- _WHAT TO WORK ON_
Output the first line of the listing and each line after it, up to and including the line that contains "37.5, 39.5, 41.4]", exactly as written, minus the pictures.

- _SOURCE EXCERPT_

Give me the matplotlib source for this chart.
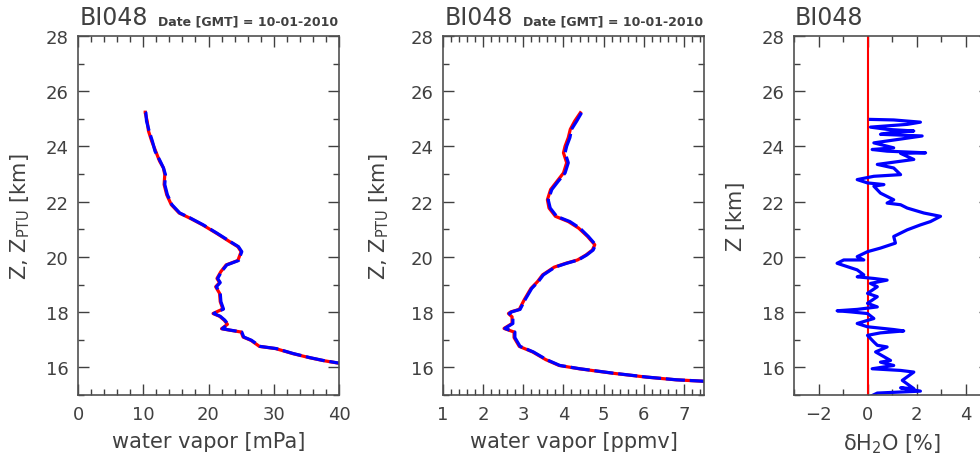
import matplotlib
matplotlib.use("Agg")
import matplotlib.pyplot as plt
from matplotlib.ticker import MultipleLocator

# altitude grid [km] and profiles
z_mpa = [25.24, 25.22, 24.92, 24.56, 24.19, 23.83, 23.47, 23.22, 22.98, 22.62, 22.25,
         21.89, 21.59, 21.41, 21.16, 20.86, 20.56, 20.37, 20.19, 19.87, 19.71, 19.47,
         19.22, 19.07, 18.92, 18.68, 18.38, 18.11, 18.05, 17.95, 17.85, 17.71, 17.56,
         17.40, 17.35, 17.28, 17.10, 16.98, 16.76, 16.68, 16.50, 16.35, 16.25, 16.17, 16.10]
mpa_blue = [10.3, 10.4, 10.5, 10.9, 11.4, 11.8, 12.6, 13.1, 13.4, 13.3, 13.7,
            14.4, 15.6, 17.2, 19.2, 21.3, 23.3, 24.6, 25.1, 24.6, 22.8, 22.0,
            21.4, 21.8, 21.2, 21.8, 21.9, 22.3, 21.7, 20.8, 21.8, 22.5, 23.0,
            22.1, 23.3, 25.1, 25.4, 26.6, 27.9, 30.4, 33.0, 35.6, 37.6, 39.6, 41.5]
mpa_red = [10.3, 10.3, 10.6, 10.8, 11.3, 11.9, 12.5, 13.1, 13.3, 13.2, 13.6,
           14.3, 15.5, 17.1, 19.1, 21.2, 23.2, 24.5, 25.0, 24.5, 22.7, 21.9,
           21.3, 21.7, 21.1, 21.7, 21.8, 22.2, 21.6, 20.7, 21.7, 22.4, 22.9,
           22.0, 23.2, 25.0, 25.3, 26.5, 27.8, 30.3, 32.9, 35.5, 37.5, 39.5, 41.4]

z_ppm = [25.22, 24.92, 24.62, 24.32, 24.01, 23.77, 23.41, 23.04, 22.74, 22.44, 22.07,
         21.77, 21.47, 21.28, 21.04, 20.74, 20.44, 20.25, 20.07, 19.89, 19.77, 19.63,
         19.35, 19.10, 18.86, 18.44, 18.10, 18.01, 17.95, 17.83, 17.59, 17.41, 17.28,
         17.08, 16.76, 16.56, 16.28, 16.07, 15.95, 15.79, 15.65, 15.55, 15.50, 15.45]
ppm_blue = [4.45, 4.33, 4.20, 4.16, 4.08, 4.04, 4.12, 4.04, 3.87, 3.71, 3.62,
            3.67, 3.83, 4.16, 4.41, 4.62, 4.80, 4.74, 4.58, 4.37, 4.08, 3.79,
            3.50, 3.37, 3.21, 3.04, 2.92, 2.71, 2.65, 2.74, 2.74, 2.54, 2.79,
            2.79, 2.92, 3.25, 3.58, 3.91, 4.41, 5.24, 6.07, 6.82, 7.48, 8.00]
ppm_red = [4.42, 4.28, 4.17, 4.12, 4.04, 4.00, 4.08, 4.00, 3.84, 3.68, 3.60,
           3.64, 3.80, 4.12, 4.38, 4.60, 4.78, 4.72, 4.56, 4.35, 4.06, 3.77,
           3.48, 3.35, 3.19, 3.02, 2.90, 2.69, 2.63, 2.72, 2.72, 2.52, 2.77,
           2.77, 2.90, 3.23, 3.56, 3.89, 4.39, 5.22, 6.05, 6.80, 7.46, 7.98]

z_dev = [24.98, 24.96, 24.88, 24.80, 24.70, 24.62, 24.56, 24.50, 24.44, 24.38, 24.25,
         24.13, 23.95, 23.89, 23.83, 23.77, 23.75, 23.53, 23.35, 23.22, 22.98, 22.92,
         22.80, 22.68, 22.62, 22.56, 22.31, 22.07, 21.95, 21.89, 21.77, 21.59, 21.47,
         21.28, 21.16, 20.98, 20.74, 20.50, 20.32, 20.19, 20.01, 19.89, 19.89, 19.77,
         19.65, 19.53, 19.35, 19.28, 19.22, 19.16, 19.04, 18.92, 18.68, 18.56, 18.32,
         18.19, 18.10, 18.05, 18.01, 17.95, 17.77, 17.59, 17.47, 17.37, 17.32, 17.25,
         17.16, 16.92, 16.80, 16.74, 16.56, 16.25, 16.19, 16.07, 15.95, 15.89, 15.83,
         15.53, 15.23, 15.26, 15.14, 15.07, 14.98]
dev = [0.12, 1.07, 2.16, 1.62, 0.12, 0.80, 1.89, 0.94, 0.53, 2.23, 1.21,
       0.26, 1.07, 0.19, 0.80, 2.37, 1.35, 1.89, 0.40, 1.07, 1.35, 0.26,
       -0.42, 0.0, 0.67, 0.26, 0.53, 1.07, 0.80, 1.35, 1.62, 2.30, 2.98,
       2.57, 2.16, 1.62, 1.07, 1.14, 0.53, 0.0, -0.42, -0.15, -0.97, -1.24,
       -0.83, -0.42, -0.15, -0.42, 0.26, 0.80, 0.12, 0.40, 0.0, 0.40, 0.0,
       0.40, -0.42, -1.24, -0.69, 0.0, 0.26, -0.42, 0.0, 1.07, 1.48, 0.53,
       0.0, 0.26, 0.40, 0.80, 0.33, 0.94, 0.53, 1.07, 0.19, 1.35, 1.89,
       1.42, 1.89, 1.35, 2.16, 0.40, 0.19]

grey = '#404040'
plt.rcParams['font.family'] = ['DejaVu Sans']
plt.rcParams['text.color'] = grey
plt.rcParams['axes.labelcolor'] = grey
plt.rcParams['xtick.color'] = grey
plt.rcParams['ytick.color'] = grey
plt.rcParams['axes.edgecolor'] = '#505050'

fig = plt.figure(figsize=(9.8, 4.6), dpi=100)
W, H = 980.0, 460.0


def make_ax(left, width, xlim, xmaj, xmin):
    ax = fig.add_axes([left / W, (H - 396) / H, width / W, 359 / H])
    ax.set_xlim(*xlim)
    ax.set_ylim(15, 28)
    ax.xaxis.set_major_locator(MultipleLocator(xmaj))
    ax.xaxis.set_minor_locator(MultipleLocator(xmin))
    ax.yaxis.set_major_locator(MultipleLocator(2))
    ax.yaxis.set_minor_locator(MultipleLocator(1))
    ax.tick_params(which='both', direction='in', top=True, right=True, labelsize=13)
    ax.tick_params(which='major', length=8, width=1, pad=7)
    ax.tick_params(which='minor', length=4, width=1)
    for s in ax.spines.values():
        s.set_linewidth(1.2)
    return ax


ax1 = make_ax(78, 261, (0, 40), 10, 2)
ax1.plot(mpa_red, z_mpa, color='red', lw=2.3)
ax1.plot(mpa_blue, z_mpa, color='blue', lw=2.3, dashes=[6, 1.5])
ax1.set_xlabel('water vapor [mPa]', fontsize=15, labelpad=6)
ax1.set_ylabel(r'Z, Z$_{\rm PTU}$ [km]', fontsize=15)
ax1.yaxis.set_label_coords(-0.175, 0.5)

ax2 = make_ax(443, 261, (1, 7.5), 1, 0.2)
ax2.plot(ppm_red, z_ppm, color='red', lw=2.3)
ax2.plot(ppm_blue, z_ppm, color='blue', lw=2.3, dashes=[6, 1.5])
ax2.set_xlabel('water vapor [ppmv]', fontsize=15, labelpad=6)
ax2.set_ylabel(r'Z, Z$_{\rm PTU}$ [km]', fontsize=15)
ax2.yaxis.set_label_coords(-0.2, 0.5)

ax3 = make_ax(794, 196, (-3, 5), 2, 1)
ax3.axvline(0, color='red', lw=1.5)
ax3.plot(dev, z_dev, color='blue', lw=2.3)
ax3.set_xlabel('\u03b4H$_2$O [%]', fontsize=15, labelpad=6)
ax3.set_ylabel('Z [km]', fontsize=15)
ax3.yaxis.set_label_coords(-0.245, 0.5)

for x0, date_x in [(80, 158), (445, 523), (795, None)]:
    fig.text(x0 / W, (H - 25) / H, 'BI048', fontsize=17, ha='left', va='baseline')
    if date_x:
        fig.text(date_x / W, (H - 25) / H, 'Date [GMT] = 10-01-2010', fontsize=9,
                 fontweight='bold', ha='left', va='baseline')

fig.savefig('out.png', dpi=100)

- _FINAL RESULT_
Give me the matplotlib source for this chart.
import matplotlib
matplotlib.use("Agg")
import matplotlib.pyplot as plt
from matplotlib.ticker import MultipleLocator

# altitude grid [km] and profiles
z_mpa = [25.24, 25.22, 24.92, 24.56, 24.19, 23.83, 23.47, 23.22, 22.98, 22.62, 22.25,
         21.89, 21.59, 21.41, 21.16, 20.86, 20.56, 20.37, 20.19, 19.87, 19.71, 19.47,
         19.22, 19.07, 18.92, 18.68, 18.38, 18.11, 18.05, 17.95, 17.85, 17.71, 17.56,
         17.40, 17.35, 17.28, 17.10, 16.98, 16.76, 16.68, 16.50, 16.35, 16.25, 16.17, 16.10]
mpa_blue = [10.3, 10.4, 10.5, 10.9, 11.4, 11.8, 12.6, 13.1, 13.4, 13.3, 13.7,
            14.4, 15.6, 17.2, 19.2, 21.3, 23.3, 24.6, 25.1, 24.6, 22.8, 22.0,
            21.4, 21.8, 21.2, 21.8, 21.9, 22.3, 21.7, 20.8, 21.8, 22.5, 23.0,
            22.1, 23.3, 25.1, 25.4, 26.6, 27.9, 30.4, 33.0, 35.6, 37.6, 39.6, 41.5]
mpa_red = [10.3, 10.3, 10.6, 10.8, 11.3, 11.9, 12.5, 13.1, 13.3, 13.2, 13.6,
           14.3, 15.5, 17.1, 19.1, 21.2, 23.2, 24.5, 25.0, 24.5, 22.7, 21.9,
           21.3, 21.7, 21.1, 21.7, 21.8, 22.2, 21.6, 20.7, 21.7, 22.4, 22.9,
           22.0, 23.2, 25.0, 25.3, 26.5, 27.8, 30.3, 32.9, 35.5, 37.5, 39.5, 41.4]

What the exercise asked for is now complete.